The MRC did agree with the Chinese report on one thing: that droughts could be expected to increase both in severity and frequency.

A way out of the battleground

Sebastian Biba, who is the author of a book on China’s hydro-politics in the Mekong, said the conflicting reports were a sign the river had turned into a geopolitical battleground between the US and China.

The point has also been alluded to by water and energy governance firm Amperes, which in an April report said the Eyes on Earth study was not definitive and that its conclusions went beyond what the evidence suggested.

Warning against what it called the politicization of data, it said the selective distortion or suppression of data “represents efforts from actors on all sides to influence the debate and align outcomes with their own interests.”

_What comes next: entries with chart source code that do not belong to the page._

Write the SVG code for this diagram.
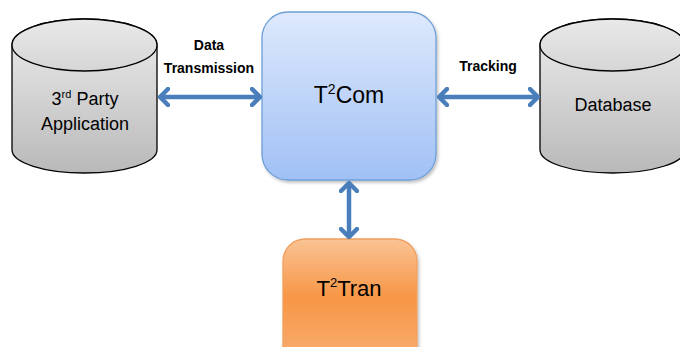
<svg xmlns="http://www.w3.org/2000/svg" width="680" height="347" viewBox="0 0 680 347">
<defs>
<linearGradient id="gBody" x1="0" y1="0" x2="0" y2="1">
<stop offset="0" stop-color="#ededed"/><stop offset="1" stop-color="#b9b9b9"/>
</linearGradient>
<linearGradient id="gTop" x1="0" y1="0" x2="0" y2="1">
<stop offset="0" stop-color="#e9e9e9"/><stop offset="1" stop-color="#d6d6d6"/>
</linearGradient>
<linearGradient id="gBlue" x1="0" y1="0" x2="0" y2="1">
<stop offset="0" stop-color="#dee9fc"/><stop offset="1" stop-color="#a0c0f5"/>
</linearGradient>
<linearGradient id="gOrange" x1="0" y1="0" x2="0" y2="1">
<stop offset="0" stop-color="#fac394"/><stop offset="0.45" stop-color="#f79646"/><stop offset="1" stop-color="#f9b078"/>
</linearGradient>
<marker id="ah" viewBox="0 0 12 20" refX="10" refY="10" markerWidth="12" markerHeight="20" markerUnits="userSpaceOnUse" orient="auto-start-reverse">
<path d="M2 2 L10 10 L2 18" fill="none" stroke="#4a7ebb" stroke-width="4.5" stroke-linecap="round" stroke-linejoin="round"/>
</marker>
<filter id="sh" x="-10%" y="-10%" width="125%" height="125%">
<feDropShadow dx="1.5" dy="2" stdDeviation="1.5" flood-color="#000" flood-opacity="0.25"/>
</filter>
</defs>
<style>
.cyl{fill:url(#gBody);stroke:#000;stroke-width:1.3}
.cylTop{fill:url(#gTop);stroke:#000;stroke-width:1.3}
.node{font-family:"Liberation Sans",Arial,sans-serif;fill:#000;text-anchor:middle}
.lbl{font-family:"Liberation Sans",Arial,sans-serif;font-weight:bold;font-size:14px;fill:#000;text-anchor:middle}
.conn{stroke:#4a7ebb;stroke-width:4.5;fill:none;marker-start:url(#ah);marker-end:url(#ah)}
</style>
<g id="app">
<path class="cyl" d="M12 45 L12 150 A72.5 23 0 0 0 157 150 L157 45 A72.5 26 0 0 0 12 45 Z"/>
<ellipse class="cylTop" cx="84.5" cy="45" rx="72.5" ry="26"/>
<text class="node" x="85" y="105" font-size="18">3<tspan font-size="11" dy="-7">rd</tspan><tspan dy="7"> Party</tspan></text>
<text class="node" x="85" y="130" font-size="18">Application</text>
</g>
<g id="db">
<path class="cyl" d="M540 45 L540 150 A72.5 23 0 0 0 685 150 L685 45 A72.5 26 0 0 0 540 45 Z"/>
<ellipse class="cylTop" cx="612.5" cy="45" rx="72.5" ry="26"/>
<text class="node" x="613" y="111" font-size="18">Database</text>
</g>
<g id="t2com">
<rect x="262" y="12" width="174" height="168" rx="26" fill="url(#gBlue)" stroke="#6e9fd6" stroke-width="1.3" filter="url(#sh)"/>
<text class="node" x="349" y="103" font-size="23">T<tspan font-size="14" dy="-9">2</tspan><tspan dy="9">Com</tspan></text>
</g>
<g id="t2tran">
<rect x="283" y="239" width="134" height="130" rx="22" fill="url(#gOrange)" stroke="#f0a060" stroke-width="1.3" filter="url(#sh)"/>
<text class="node" x="349" y="296" font-size="22">T<tspan font-size="13" dy="-9">2</tspan><tspan dy="9">Tran</tspan></text>
</g>
<g id="connectors">
<line class="conn" x1="160" y1="97" x2="260" y2="97"/>
<line class="conn" x1="439" y1="97" x2="538" y2="97"/>
<line class="conn" x1="349" y1="183" x2="349" y2="237"/>
<text class="lbl" x="209" y="50">Data</text>
<text class="lbl" x="209" y="73">Transmission</text>
<text class="lbl" x="488" y="71">Tracking</text>
</g>
</svg>
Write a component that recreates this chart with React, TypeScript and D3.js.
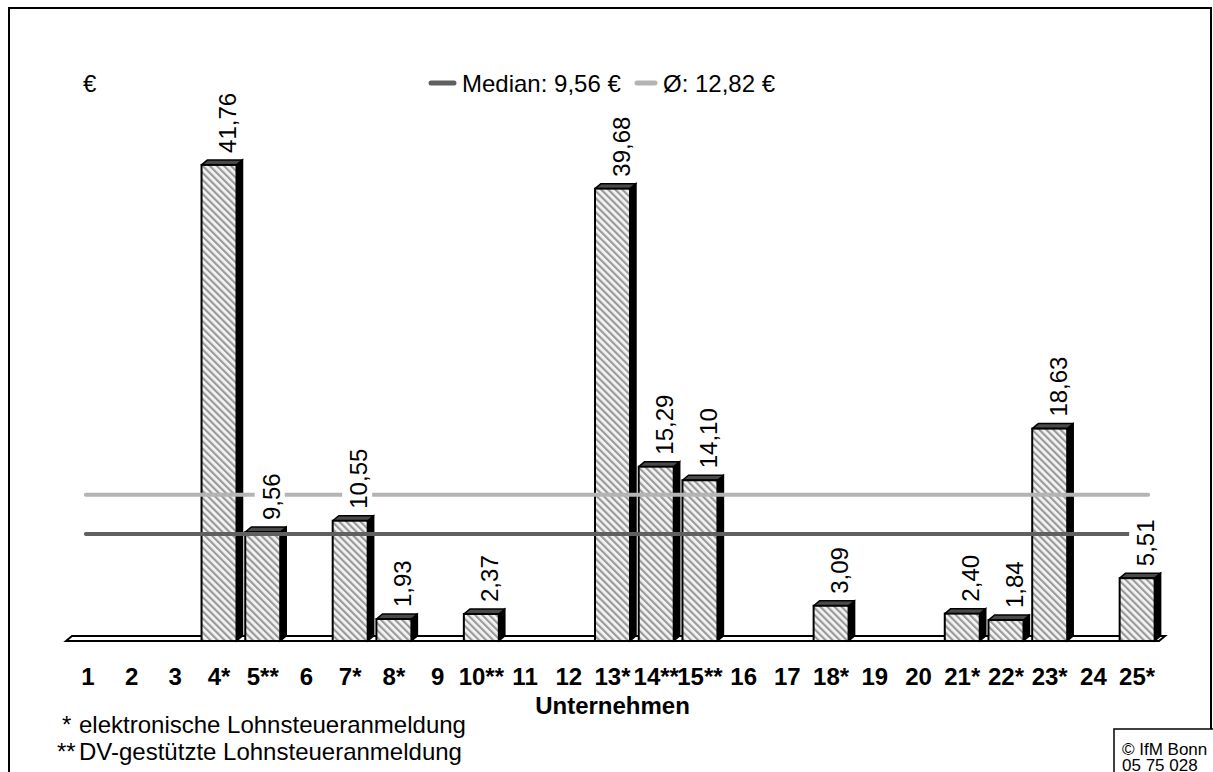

“Incidences of water scarcity offer strategic opportunities for stakeholders to use data to escalate or de-escalate the issue in an attempt to achieve their political ends,” the Amperes report said.

Biba said that China was not doing itself any favors with its unwillingness to share information with other countries.

“The data exists, therefore it could be shared. China’s reluctance to do so strongly suggests that the Chinese side has something to hide … It is no longer important if China actually stores water or not, the damage is already done.

“Downstream countries, regional activist groups, riparian communities, etc, they all start to distrust China and its intentions,” Biba said.

Goichot agreed, suggesting a water-level monitoring system managed by all six Mekong countries could help overcome the trust problems.

“Currently, China only shares flood season data, not data on dry season flows, nor sediment data.

“When there is no data available, this leaves room for speculation, and makes it difficult to evaluate the impact of dams on downstream flows,” Goichot said.

At a meeting of the Mekong region’s foreign ministers in February this year, China said it would consider sharing whole-year hydrological information with Mekong countries and ensure what it called a “rational and sustainable” use of water resources.